Tunisia’s new interior minister said some members of the security forces were in a “conspiracy” to undermine the state, after a wave of violence including the burning of a synagogue and an attack on the ministry itself.
Gangs rampaged through schools in the capital on Tuesday, prompting the army to fan out to calm fears of chaos after the revolt that toppled former Tunisian president Zine al-Abdine Ben Ali.
Major street protests have dried up in Tunisia in recent days, after a reshuffle purged the interim government of most Ben Ali loyalists and appeased public opinion.
However, sporadic acts of intimidation and sabotage have broken out after weeks of protests forced Ben Ali to flee the country on Jan. 14, ending 23 years of strict police rule.
Tunisian Interior Minister Farhat Rajhi said on Tuesday some of the violence was part of an organized plot, after what he said was an attack by a 2,000-strong group on the Interior Ministry.
“These people who came yesterday to the ministry ... are the same people who went out today to scare people,” Rajhi told privately owned Hannibal TV. “There is a conspiracy against state security and there is a conspiracy in the security forces.”
Rajhi’s comments came after gangs rampaged through schools in the capital on Tuesday, terrorizing students. The army also fired in the air in Carthage to disperse gangs that stormed two schools, witnesses said.
Peres Trabelsi, the spokesman for Tunisia’s Jewish community, said he did not know who was behind the attack on the synagogue in the southern city of Gabes.
“I condemn this action and I believe those who did it want to create divisions between Jews and Muslims in Tunisia who have lived for decades in peace,” Trabelsi said.
The situation was partly aggravated by a police strike that began on Monday, but a deal was reached on Tuesday allowing security forces to set up a union to protect their rights.
Tunisia’s interior ministry also replaced 34 senior security officials, a first step to overhauling the network of police, security forces and spies built up by Ben Ali over two decades.
Among those replaced were the head of national security, the head of general security and the head of presidential security, key positions under the old regime of Ben Ali.
Rajhi said he had sacked the national security chief because he had not followed orders in clearing out protesters camped outside government offices on Saturday. He questioned why no one was arrested following the attack on his own ministry on Monday.
Rajhi also said that the former interior minister who led the crackdown on the uprising that toppled Ben Ali had been arrested and was being questioned.

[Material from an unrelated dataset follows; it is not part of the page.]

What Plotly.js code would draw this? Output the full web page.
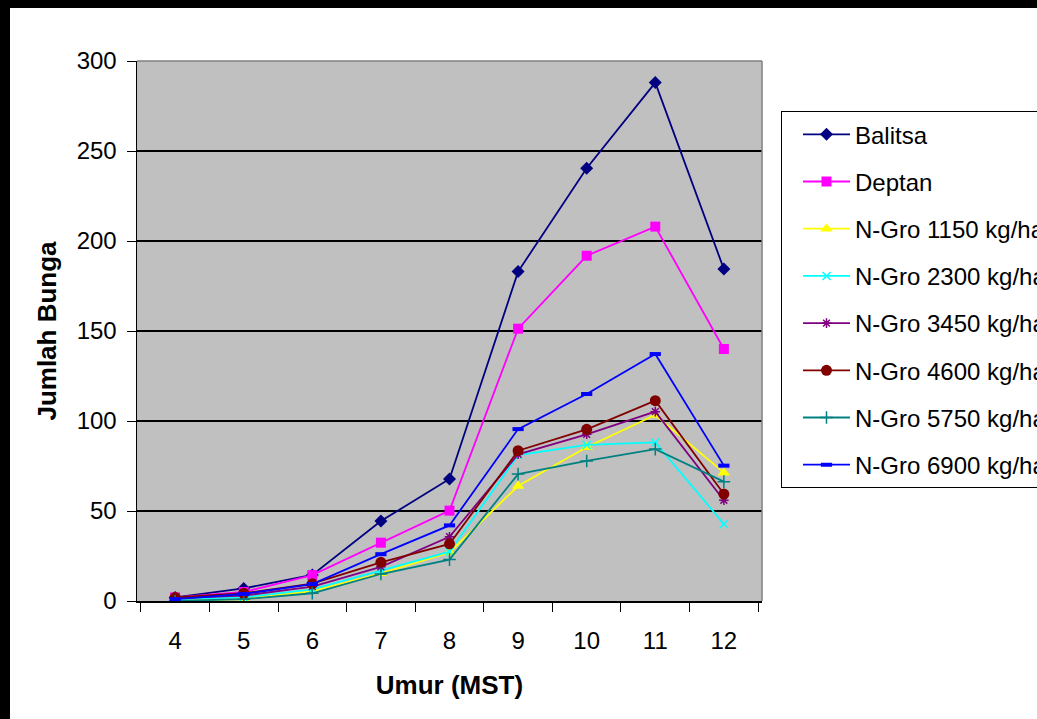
<!DOCTYPE html>
<html>
<head>
<meta charset="utf-8">
<script src="https://cdn.plot.ly/plotly-3.0.1.min.js"></script>
<style>
html,body{margin:0;padding:0;background:#000;width:1037px;height:719px;overflow:hidden;}
#chart{position:absolute;left:10px;top:8px;width:1027px;height:711px;background:#fff;}
</style>
</head>
<body>
<div id="chart"></div>
<script>
const categories = ["4","5","6","7","8","9","10","11","12"];
const seriesNames = ["Balitsa","Deptan","N-Gro 1150 kg/ha","N-Gro 2300 kg/ha","N-Gro 3450 kg/ha","N-Gro 4600 kg/ha","N-Gro 5750 kg/ha","N-Gro 6900 kg/ha"];
const balitsa  = [2, 7, 14.5, 44.4, 67.8, 183, 240.4, 288, 184.4];
const deptan   = [2, 5, 14.4, 32.4, 50.2, 151.3, 191.8, 208, 140];
const ngro1150 = [0, 1, 5.5, 15.4, 27, 63.9, 85.4, 103.3, 71.3];
const ngro2300 = [1, 2, 6.5, 17, 27.4, 81, 86.7, 88.1, 42.8];
const ngro3450 = [1.5, 3, 8, 19, 35.7, 81.5, 92.6, 105.2, 56];
const ngro4600 = [2, 4.3, 9.6, 21.5, 31.7, 83.5, 95.4, 111.3, 59.4];
const ngro5750 = [0, 1, 4.3, 15, 23, 70.5, 77.8, 84.4, 66.3];
const ngro6900 = [1, 3.9, 9.4, 26, 42, 95.5, 115, 137.2, 75.2];
const yTicks = [0, 50, 100, 150, 200, 250, 300];

const values = [balitsa, deptan, ngro1150, ngro2300, ngro3450, ngro4600, ngro5750, ngro6900];
const colors = ["#000080","#FF00FF","#FFFF00","#00FFFF","#800080","#800000","#008080","#0000FF"];
const symbols = ["diamond","square","triangle-up","x-thin-open","asterisk-open","circle","cross-thin-open","line-ew-open"];
const sizes = [10, 10, 11, 8, 8, 11, 9, 8];
const mlw = [0, 0, 0, 1.5, 1.5, 0, 1.5, 4];

const traces = values.map((v, i) => ({
  x: categories,
  y: v,
  name: seriesNames[i],
  type: "scatter",
  mode: "lines+markers",
  legendgroup: "g" + i,
  line: {color: colors[i], width: 1.8},
  marker: {symbol: symbols[i], size: sizes[i], color: colors[i], line: {color: colors[i], width: mlw[i]}}
}));

const font = "Arial, 'Liberation Sans', sans-serif";
const layout = {
  width: 1027, height: 711,
  margin: {l: 127, r: 275, t: 53, b: 118, autoexpand: false},
  paper_bgcolor: "#ffffff",
  plot_bgcolor: "#C0C0C0",
  font: {family: font, size: 24, color: "#000"},
  showlegend: true,
  legend: {
    x: 1.0304, y: 0.907, xanchor: "left", yanchor: "top",
    bgcolor: "#fff", bordercolor: "#000", borderwidth: 1,
    font: {family: font, size: 24, color: "#000"},
    traceorder: "grouped", tracegroupgap: 13,
    itemwidth: 47, indentation: 16
  },
  xaxis: {
    type: "category",
    tickson: "boundaries",
    ticks: "outside", ticklen: 9, tickcolor: "#000", tickwidth: 1,
    showline: true, linecolor: "#000", linewidth: 2,
    showgrid: false, zeroline: false,
    ticklabelstandoff: 17,
    tickfont: {family: font, size: 24, color: "#000"},
    title: {text: "<b>Umur (MST)</b>", font: {family: font, size: 26, color: "#000"}, standoff: 23}
  },
  yaxis: {
    range: [0, 300], tickvals: yTicks,
    ticks: "outside", ticklen: 9, tickcolor: "#000", tickwidth: 1,
    showline: true, linecolor: "#000", linewidth: 1.5,
    showgrid: true, gridcolor: "#000", gridwidth: 1.5,
    zeroline: false,
    ticklabelstandoff: 5,
    tickfont: {family: font, size: 24, color: "#000"},
    title: {text: "<b>Jumlah Bunga</b>", font: {family: font, size: 26, color: "#000"}, standoff: 12}
  },
  shapes: [
    {type: "line", xref: "paper", yref: "paper", x0: 0, x1: 1, y0: 1, y1: 1, line: {color: "#808080", width: 1.5}},
    {type: "line", xref: "paper", yref: "paper", x0: 1, x1: 1, y0: 0, y1: 1, line: {color: "#808080", width: 1.5}}
  ]
};

Plotly.newPlot("chart", traces, layout, {displayModeBar: false, staticPlot: true});
</script>
</body>
</html>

Several political parties as well as the country’s powerful labor union, whose offices have also been attacked, urged the government to bring the security situation under control to prevent the vacuum being exploited by Ben Ali loyalists.
The interior minister’s comments came hours after a UN human rights official said Tunisia’s security forces must be overhauled to stop them from working against the people as they did during the uprising, in which 147 people were killed.
Bacre Waly Ndiaye, leading an eight-member team sent to Tunisia by the UN High Commissioner for Human Rights, told a news conference that 510 people had been wounded during the weeks of protests that began on Dec. 17.